By Robert Marich -- Broadcasting & Cable, 9/14/2008 8:00:00 PM

Entering the peak of the political ad season, advertising industry observers say national cable is already an early winner.

Political ad spending "has been propelled so far by national cable buys and some local broadcast buys, which are now pulling to the traditional and new battleground states," says Joe Erwin, president of IPG-owned Erwin-Penland, who is active in the Democrat Party in South Carolina.

One of the biggest percentage jumps in revenue has come from the cable news networks. TNS Media's Campaign Media Analysis Group (CMAG) estimates that networks such as CNN, Fox News and MSNBC will take in a combined $30-$35 million in presidential ads this election cycle. That virtually triples the comparable $11 million in 2004.

Besides political candidate ads, "Energy [issue] advertising is a huge emerging category," says Greg D'Alba, executive VP and chief operating officer of CNN Ad Sales. D'Alba says it has quadrupled this election cycle and expects it will continue after Election Day.

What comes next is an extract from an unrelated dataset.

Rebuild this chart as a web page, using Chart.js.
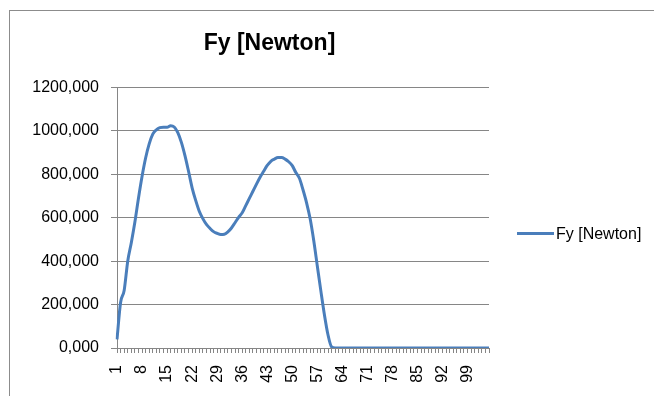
<!DOCTYPE html>
<html>
<head>
<meta charset="utf-8">
<script src="https://cdn.jsdelivr.net/npm/chart.js@4/dist/chart.umd.min.js"></script>
<style>
  html, body { margin: 0; padding: 0; background: #fff; overflow: hidden; }
  #wrap { position: relative; width: 654px; height: 396px; }
  #frame { position: absolute; left: 9px; top: 10px; width: 700px; height: 500px; border: 1px solid #8c8c8c; }
  #fy { position: absolute; left: 0; top: 0; }
  .title { position: absolute; left: 0; top: 29px; width: 539px; text-align: center; line-height: 28px;
           font: bold 23px "Liberation Sans", Arial, sans-serif; color: #000; }
  .legend { position: absolute; left: 517px; top: 225px; font: 16px "Liberation Sans", Arial, sans-serif; color: #000; white-space: nowrap; }
  .legend .swatch { display: inline-block; width: 37px; height: 3px; background: #4a7ebb; vertical-align: middle; margin-right: 2px; position: relative; top: -1px; }
</style>
</head>
<body>
<div id="wrap">
  <div id="frame"></div>
  <canvas id="fy" width="654" height="396"></canvas>
  <div class="title" id="title"></div>
  <div class="legend"><span class="swatch"></span><span id="legend-text"></span></div>
</div>
<script>
// --- DATA ---
const seriesName = "Fy [Newton]";

// categories 1..105
const categories = [
  "1","2","3","4","5","6","7","8","9","10","11","12","13","14","15",
  "16","17","18","19","20","21","22","23","24","25","26","27","28","29","30",
  "31","32","33","34","35","36","37","38","39","40","41","42","43","44","45",
  "46","47","48","49","50","51","52","53","54","55","56","57","58","59","60",
  "61","62","63","64","65","66","67","68","69","70","71","72","73","74","75",
  "76","77","78","79","80","81","82","83","84","85","86","87","88","89","90",
  "91","92","93","94","95","96","97","98","99","100","101","102","103","104","105"
];

// values
const fyValues = [
  40, 210, 265, 400, 485, 580, 690, 790, 875, 940, 985, 1005, 1015, 1017, 1017,
  1024, 1018, 992, 947, 886, 814, 738, 680, 630, 596, 569, 551, 536, 528, 523,
  524, 535, 553, 577, 602, 623, 656, 689, 722, 755, 787, 814, 841, 860, 870,
  877, 877, 870, 858, 840, 808, 782, 729, 669, 595, 495, 378, 262, 152, 60,
  5, 0, 0, 0, 0, 0, 0, 0, 0, 0, 0, 0, 0, 0, 0,
  0, 0, 0, 0, 0, 0, 0, 0, 0, 0, 0, 0, 0, 0, 0,
  0, 0, 0, 0, 0, 0, 0, 0, 0, 0, 0, 0, 0, 0, 0
];

const yTicks = [0, 200, 400, 600, 800, 1000, 1200];
const labelEvery = 7;

// --- helpers ---
function commaNum(v) {
  return v.toFixed(3).replace(".", ",");
}

const gridGray = "#868686";
const font16 = { family: "'Liberation Sans', Arial, sans-serif", size: 16 };

// title + legend text (html, placed like the excel chart)
document.getElementById("title").textContent = seriesName;
document.getElementById("legend-text").textContent = seriesName;

// --- CHART ---
const ctx = document.getElementById("fy").getContext("2d");

new Chart(ctx, {
  type: "line",
  data: {
    labels: categories,
    datasets: [{
      label: seriesName,
      data: fyValues,
      borderColor: "#4a7ebb",
      backgroundColor: "#4a7ebb",
      borderWidth: 3,
      pointRadius: 0,
      cubicInterpolationMode: "monotone",
      fill: false
    }]
  },
  options: {
    responsive: false,
    animation: false,
    devicePixelRatio: 1,
    layout: { padding: { left: 20, right: 165, top: 87.5, bottom: 0 } },
    plugins: {
      legend: { display: false },
      tooltip: { enabled: false },
      title: { display: false }
    },
    scales: {
      x: {
        type: "category",
        offset: false,
        afterFit: s => { s.height = 48; },
        grid: { display: true, drawOnChartArea: false, drawTicks: true, tickLength: 5, color: gridGray },
        border: { display: true, color: gridGray, width: 1 },
        ticks: {
          autoSkip: false,
          minRotation: 90,
          maxRotation: 90,
          padding: 12,
          color: "#000",
          font: font16,
          callback: function (val, i) {
            return i % labelEvery === 0 ? categories[i] : "";
          }
        }
      },
      y: {
        min: yTicks[0],
        max: yTicks[yTicks.length - 1],
        afterFit: s => { s.width = 97; },
        afterBuildTicks: s => { s.ticks = yTicks.map(v => ({ value: v })); },
        grid: { color: gridGray, drawTicks: true, tickLength: 6 },
        border: { display: true, color: gridGray, width: 1 },
        ticks: {
          padding: 12,
          color: "#000",
          font: font16,
          callback: v => commaNum(v)
        }
      }
    }
  }
});
</script>
</body>
</html>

TNS forecasts that presidential race spending in TV alone will top $800 million for broadcast TV and cable, versus $500 million in the 2004 presidential contest. It's expected 70% of that outlay will be from Sept. 4 until Election Day on Nov. 4.

CMAG chief operating officer Evan Tracey says campaigns like cable news because of the broad audience of the political class, corporate executives and the general public that is disposed to making political donations. "It's easier to raise money if people who are writing checks can watch TV and say, 'Hey, that's the ad I'm paying for,'" he says.

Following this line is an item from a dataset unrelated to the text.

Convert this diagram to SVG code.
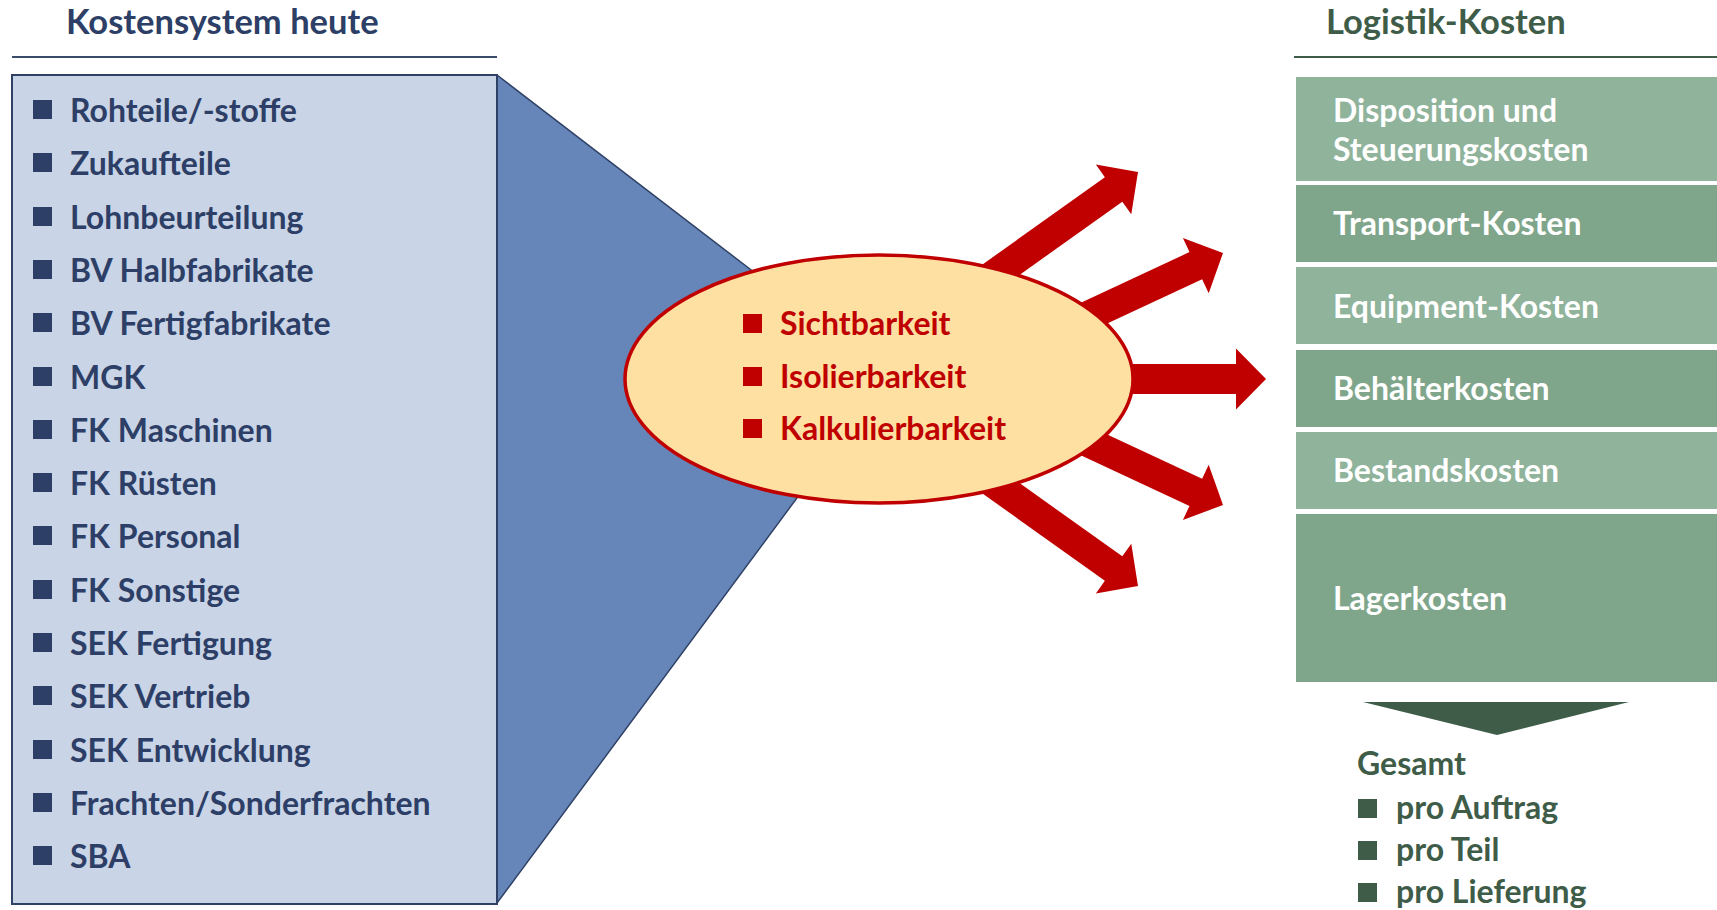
<svg xmlns="http://www.w3.org/2000/svg" xmlns:xlink="http://www.w3.org/1999/xlink" width="1717" height="910" viewBox="0 0 1717 910">
  <style>
    text { font-family: Lato, "Liberation Sans", sans-serif; font-weight: 700; }
    .navy { fill: #2d3f66; font-size: 32px; }
    .red { fill: #c00000; font-size: 32px; }
    .white { fill: #ffffff; font-size: 32px; }
    .green { fill: #3e5c48; font-size: 32px; }
    .title { font-size: 34.5px; }
    .bn { fill: #2d3f66; }
    .br { fill: #c00000; }
    .bg { fill: #3e5c48; }
    .light { fill: #8fb39b; }
    .dark { fill: #7fa68b; }
    .arrow { fill: #c00000; }
  </style>
  <defs>
    <!-- block arrow, tip at origin pointing along +x -->
    <path id="blockArrow" d="M-260,-15 H-30 V-30.5 L0,0 L-30,30.5 V15 H-260 Z"/>
  </defs>

  <rect width="1717" height="910" fill="#ffffff"/>

  <!-- left column: current cost system -->
  <g id="left-header">
    <text class="navy title" x="66" y="34">Kostensystem heute</text>
    <line x1="12" y1="57" x2="497" y2="57" stroke="#3b4b6a" stroke-width="2"/>
  </g>

  <g id="funnel">
    <polygon points="497,75 888,375 497,903" fill="#6685b8" stroke="#2f4266" stroke-width="1.5" stroke-linejoin="round"/>
  </g>

  <g id="cost-list">
    <rect x="12" y="75" width="485" height="829" fill="#c9d4e6" stroke="#2f4266" stroke-width="2"/>
    <rect class="bn" x="33" y="100" width="19" height="19"/><text class="navy" x="70" y="122">Rohteile/-stoffe</text>
    <rect class="bn" x="33" y="153" width="19" height="19"/><text class="navy" x="70" y="175">Zukaufteile</text>
    <rect class="bn" x="33" y="207" width="19" height="19"/><text class="navy" x="70" y="229">Lohnbeurteilung</text>
    <rect class="bn" x="33" y="260" width="19" height="19"/><text class="navy" x="70" y="282">BV Halbfabrikate</text>
    <rect class="bn" x="33" y="313" width="19" height="19"/><text class="navy" x="70" y="335">BV Fertigfabrikate</text>
    <rect class="bn" x="33" y="367" width="19" height="19"/><text class="navy" x="70" y="389">MGK</text>
    <rect class="bn" x="33" y="420" width="19" height="19"/><text class="navy" x="70" y="442">FK Maschinen</text>
    <rect class="bn" x="33" y="473" width="19" height="19"/><text class="navy" x="70" y="495">FK Rüsten</text>
    <rect class="bn" x="33" y="526" width="19" height="19"/><text class="navy" x="70" y="548">FK Personal</text>
    <rect class="bn" x="33" y="580" width="19" height="19"/><text class="navy" x="70" y="602">FK Sonstige</text>
    <rect class="bn" x="33" y="633" width="19" height="19"/><text class="navy" x="70" y="655">SEK Fertigung</text>
    <rect class="bn" x="33" y="686" width="19" height="19"/><text class="navy" x="70" y="708">SEK Vertrieb</text>
    <rect class="bn" x="33" y="740" width="19" height="19"/><text class="navy" x="70" y="762">SEK Entwicklung</text>
    <rect class="bn" x="33" y="793" width="19" height="19"/><text class="navy" x="70" y="815">Frachten/Sonderfrachten</text>
    <rect class="bn" x="33" y="846" width="19" height="19"/><text class="navy" x="70" y="868">SBA</text>
  </g>

  <!-- arrows radiating from the ellipse -->
  <g id="connectors">
    <use xlink:href="#blockArrow" class="arrow" transform="translate(1138,172) rotate(-35.5)"/>
    <use xlink:href="#blockArrow" class="arrow" transform="translate(1223,253) rotate(-25)"/>
    <use xlink:href="#blockArrow" class="arrow" transform="translate(1266,379)"/>
    <use xlink:href="#blockArrow" class="arrow" transform="translate(1223,505) rotate(25)"/>
    <use xlink:href="#blockArrow" class="arrow" transform="translate(1138,586) rotate(35.5)"/>
  </g>

  <g id="criteria">
    <ellipse cx="879" cy="379" rx="254" ry="124" fill="#fde0a2" stroke="#c00000" stroke-width="3.5"/>
    <rect class="br" x="743" y="314" width="19" height="19"/><text class="red" x="780" y="335">Sichtbarkeit</text>
    <rect class="br" x="743" y="367" width="19" height="19"/><text class="red" x="780" y="388">Isolierbarkeit</text>
    <rect class="br" x="743" y="419" width="19" height="19"/><text class="red" x="780" y="440">Kalkulierbarkeit</text>
  </g>

  <!-- right column: logistics costs -->
  <g id="right-header">
    <text class="green title" x="1326" y="34">Logistik-Kosten</text>
    <line x1="1294" y1="57" x2="1717" y2="57" stroke="#3e5c48" stroke-width="2"/>
  </g>

  <g id="logistics-costs">
    <rect class="light" x="1296" y="77" width="421" height="104"/>
    <text class="white" x="1333" y="122">Disposition und</text>
    <text class="white" x="1333" y="161">Steuerungskosten</text>
    <rect class="dark" x="1296" y="185" width="421" height="77"/>
    <text class="white" x="1333" y="235">Transport-Kosten</text>
    <rect class="light" x="1296" y="267" width="421" height="77"/>
    <text class="white" x="1333" y="318">Equipment-Kosten</text>
    <rect class="dark" x="1296" y="350" width="421" height="77"/>
    <text class="white" x="1333" y="400">Behälterkosten</text>
    <rect class="light" x="1296" y="432" width="421" height="77"/>
    <text class="white" x="1333" y="482">Bestandskosten</text>
    <rect class="dark" x="1296" y="514" width="421" height="168"/>
    <text class="white" x="1333" y="610">Lagerkosten</text>
  </g>

  <g id="total">
    <polygon points="1363,702 1629,702 1497,735" fill="#3e5c48"/>
    <text class="green" x="1357" y="775">Gesamt</text>
    <rect class="bg" x="1358" y="799" width="19" height="19"/><text class="green" x="1396" y="819">pro Auftrag</text>
    <rect class="bg" x="1358" y="841" width="19" height="19"/><text class="green" x="1396" y="861">pro Teil</text>
    <rect class="bg" x="1358" y="883" width="19" height="19"/><text class="green" x="1396" y="903">pro Lieferung</text>
  </g>
</svg>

For TV stations, "Geography is everything," says Jack Poor, Television Bureau of Advertising (TVB) VP of marketing. Some of the ad-intensive battleground states seem to be in play as constant campaign polling redirects the flow of ad spend. For example, as of a week ago, the Barack Obama campaign seems to have pulled back in normal swing state Florida and in Georgia, which would be a take-away state, but keeps buying local TV in traditional red state North Carolina.

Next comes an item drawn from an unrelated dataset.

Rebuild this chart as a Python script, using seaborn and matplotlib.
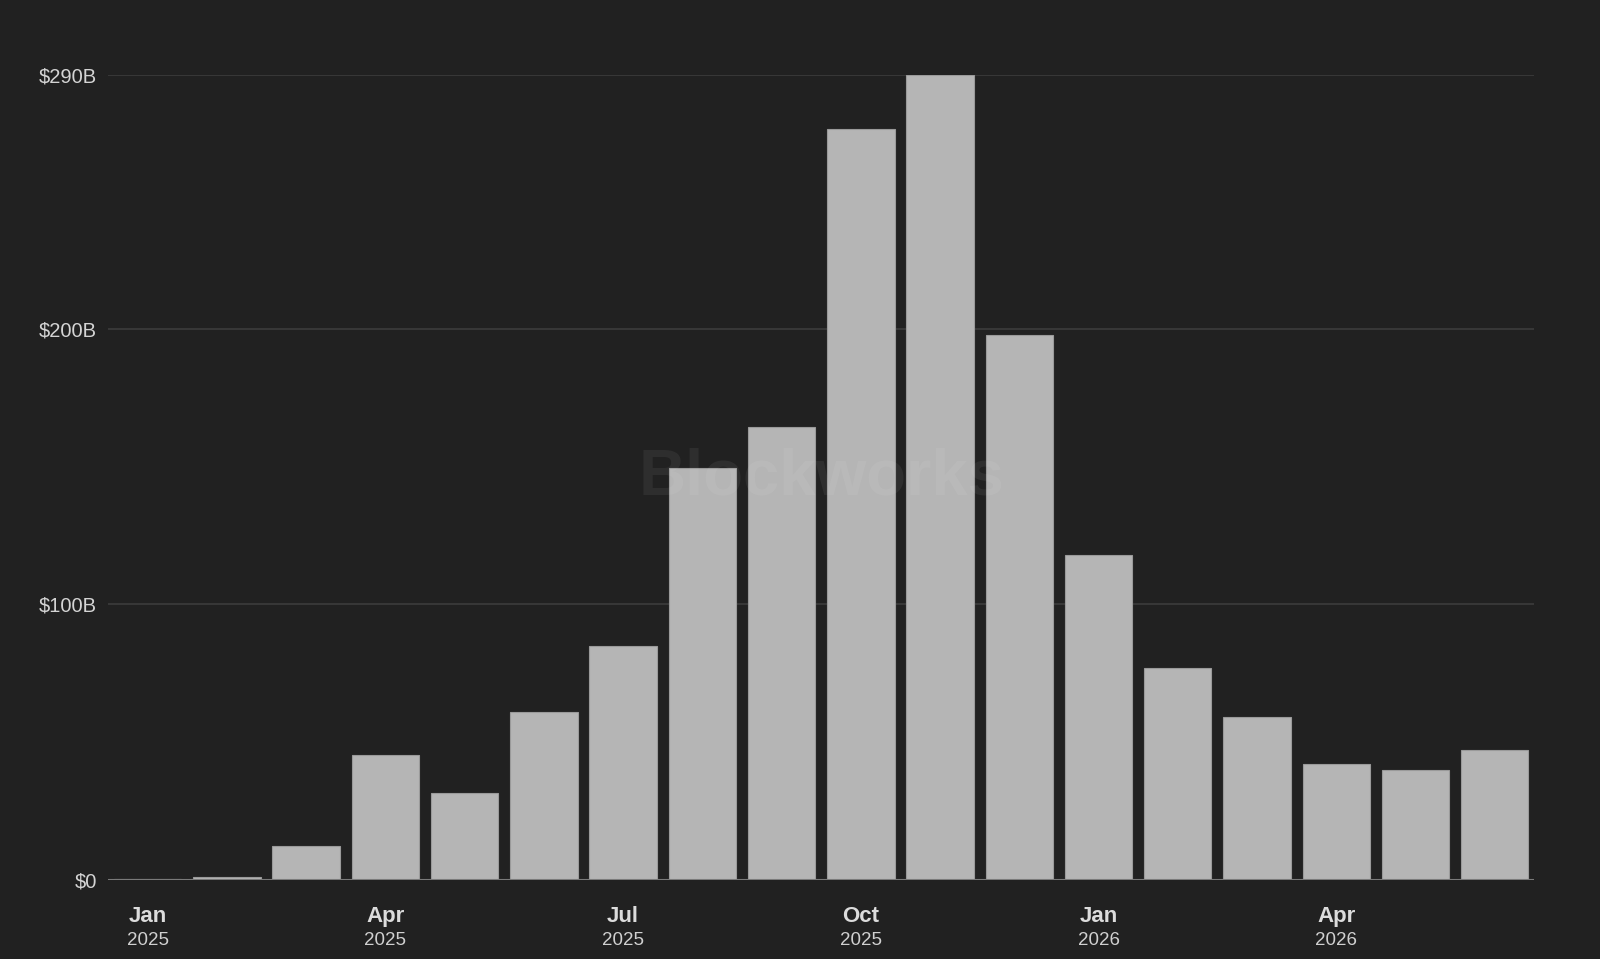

Both presidential candidates are broadening ad spend and demo focus in comparison to past presidential races, with the Obama campaign targeting youth and John McCain reportedly recently buying daytime broadcast network and syndicated shows targeting older-skewing women.

Campaign ad spend in 2008 is also destined to be backloaded because the political 527 soft-money committees can advertise up to Election Day, after a 2007 court decision overturned a 60-day blackout. Also, the Obama campaign has no limit on direct spending, since it opted out of the federal campaign finance program.

"Political advertising usually comes down to the last week before the election," says Spot Runner Director of Media Planning Catherine Hahn, who worked for Ronald Reagan's 1984 reelection ad agency. "There seem to be a lot of people in the undecided camp this time around."